Unexpected bad news can be one of the hardest events to navigate, regardless of where you’re at in sobriety. I do imagine these are also the moments that can provide the greatest clarity and strength. The death of a loved one and things like funerals and memorial services will challenge us and it is another milestone, on reflection, to be proud of. I haven’t had to live through this yet in my sobriety.
5. Saying No
Being able to say “no” to something or somebody is very empowering. Not everybody will understand or respect your sobriety. I’ve been asked by people who don’t really understand my circumstances if I fancy a pint. I don’t always feel comfortable being in that environment because it reminds me of my drinking days and being part of that ‘lad’ culture where if you had a soft drink you were a ‘sissy’. I’ve turned down trips out with friends because I know it will be centred around alcohol. I feel bad and low sometimes doing that but I think over time I will start to appreciate why I’m doing it. I’m protecting myself.
6. Saying Yes
Sometimes saying “yes” can be the hardest part of sobriety because it usually involves getting out of your comfort zone. For me, going on a Stag weekend with a large group of lads (some I had never met) was a tough one. I was very anxious about it but I wanted to go because it was one of my best friends who was getting married. I’m pleased on reflection I went. I spent more time on my own that weekend than I would have if I was drinking but it was a good balance for me.
7. Establishing Self-care
This milestone isn’t a set in the ground one but it is so important to establish over time a ‘tool kit’ of self-care that works for you and your well-being. Since February I have started running regularly again, I walk a lot more, I’ve started Yoga and I read so much more than I ever have. That works for me. You won’t discover your self-care package overnight but once you have a variety of healthy coping mechanisms in place you can really start to own your mental health and your sobriety.
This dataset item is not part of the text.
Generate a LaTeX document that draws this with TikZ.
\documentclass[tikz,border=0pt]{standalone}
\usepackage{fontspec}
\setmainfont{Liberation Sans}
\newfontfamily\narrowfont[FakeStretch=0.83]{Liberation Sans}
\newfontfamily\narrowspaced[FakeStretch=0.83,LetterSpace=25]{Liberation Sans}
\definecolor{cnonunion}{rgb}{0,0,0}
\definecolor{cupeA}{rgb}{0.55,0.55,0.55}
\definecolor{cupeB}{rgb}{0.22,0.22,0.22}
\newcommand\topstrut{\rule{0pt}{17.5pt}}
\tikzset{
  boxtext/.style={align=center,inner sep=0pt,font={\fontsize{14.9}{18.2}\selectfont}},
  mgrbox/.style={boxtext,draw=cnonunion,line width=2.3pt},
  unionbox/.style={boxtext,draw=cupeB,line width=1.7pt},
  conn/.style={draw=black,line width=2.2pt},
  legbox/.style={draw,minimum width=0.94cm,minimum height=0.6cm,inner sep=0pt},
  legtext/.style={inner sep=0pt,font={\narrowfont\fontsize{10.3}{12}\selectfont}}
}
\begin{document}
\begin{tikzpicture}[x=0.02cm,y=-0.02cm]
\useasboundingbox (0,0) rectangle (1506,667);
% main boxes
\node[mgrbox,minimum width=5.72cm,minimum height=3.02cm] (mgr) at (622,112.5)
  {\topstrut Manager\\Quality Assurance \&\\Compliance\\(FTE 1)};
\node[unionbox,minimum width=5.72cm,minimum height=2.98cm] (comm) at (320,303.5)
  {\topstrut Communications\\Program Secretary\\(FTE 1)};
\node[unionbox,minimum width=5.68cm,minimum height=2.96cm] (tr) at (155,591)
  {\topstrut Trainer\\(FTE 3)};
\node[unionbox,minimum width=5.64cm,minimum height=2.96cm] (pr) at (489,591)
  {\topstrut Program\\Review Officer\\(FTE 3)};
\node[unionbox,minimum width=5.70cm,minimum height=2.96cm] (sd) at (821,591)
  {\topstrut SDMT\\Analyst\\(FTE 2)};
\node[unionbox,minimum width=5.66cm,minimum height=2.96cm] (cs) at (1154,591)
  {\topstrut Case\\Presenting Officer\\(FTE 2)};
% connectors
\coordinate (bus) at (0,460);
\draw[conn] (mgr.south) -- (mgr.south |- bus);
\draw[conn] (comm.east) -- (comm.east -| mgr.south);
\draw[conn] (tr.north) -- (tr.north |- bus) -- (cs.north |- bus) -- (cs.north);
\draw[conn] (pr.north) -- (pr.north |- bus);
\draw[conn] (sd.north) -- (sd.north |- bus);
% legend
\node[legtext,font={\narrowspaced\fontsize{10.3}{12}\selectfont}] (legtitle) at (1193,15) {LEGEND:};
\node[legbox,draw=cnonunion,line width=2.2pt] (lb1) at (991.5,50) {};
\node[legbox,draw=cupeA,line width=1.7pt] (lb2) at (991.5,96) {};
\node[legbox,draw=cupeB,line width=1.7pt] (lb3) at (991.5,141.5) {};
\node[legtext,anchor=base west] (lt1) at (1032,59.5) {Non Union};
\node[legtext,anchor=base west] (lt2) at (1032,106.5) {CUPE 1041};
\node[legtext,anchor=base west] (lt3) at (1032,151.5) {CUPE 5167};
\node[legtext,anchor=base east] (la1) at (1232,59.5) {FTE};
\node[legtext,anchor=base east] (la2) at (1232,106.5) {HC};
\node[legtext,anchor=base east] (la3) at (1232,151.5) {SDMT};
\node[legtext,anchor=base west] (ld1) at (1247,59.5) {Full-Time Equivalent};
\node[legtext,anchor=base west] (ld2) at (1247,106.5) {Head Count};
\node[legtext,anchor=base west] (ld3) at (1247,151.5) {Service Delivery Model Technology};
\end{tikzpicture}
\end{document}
A glass of wine after a long day at work. A nice, cold bottle of beer in the garden during the Summer. A glass of Baileys on Christmas Eve whilst prepping the food for the big day. All things I would do without fail and enjoy. Drinking wasn’t always demonic for me. I could be ‘normal’ with the stuff at times. I’ve replaced the beer in the garden with a 0.0% Heineken. The Baileys this year will be replaced with a glass of non-alcoholic ginger wine and my go-to after a long day at work will be some yoga, a run or to play with my daughters!
Again, you might not appreciate this immediately but as your body starts to recover from the abuse of alcohol and stress levels fall your sleep quality will improve. I still sleep around the same amount of time but my deeper sleep is longer in duration now. When we drink we don’t sleep properly and we will often wake up very dehydrated. I have two young daughters so naturally my sleep could be better but it is still so much better than it was when I was boozing until midnight.
10. Go Clubbing
My first few trips to pubs have been a little anxiety inducing but thankfully I have friends and family who are supportive plus non-alcoholic drinks are becoming more widely available and popular in the UK. One thing I haven’t done yet is go to a night club. I’m a big fan of dance music and used to love a late night on the dance floor but almost always under the influence. In time I’d love to appreciate a decent DJ set in a good club without the stresses of queuing for drinks, spending loads of money and getting hammered. One for my 40’s maybe when I take my teenage daughters to Ibiza!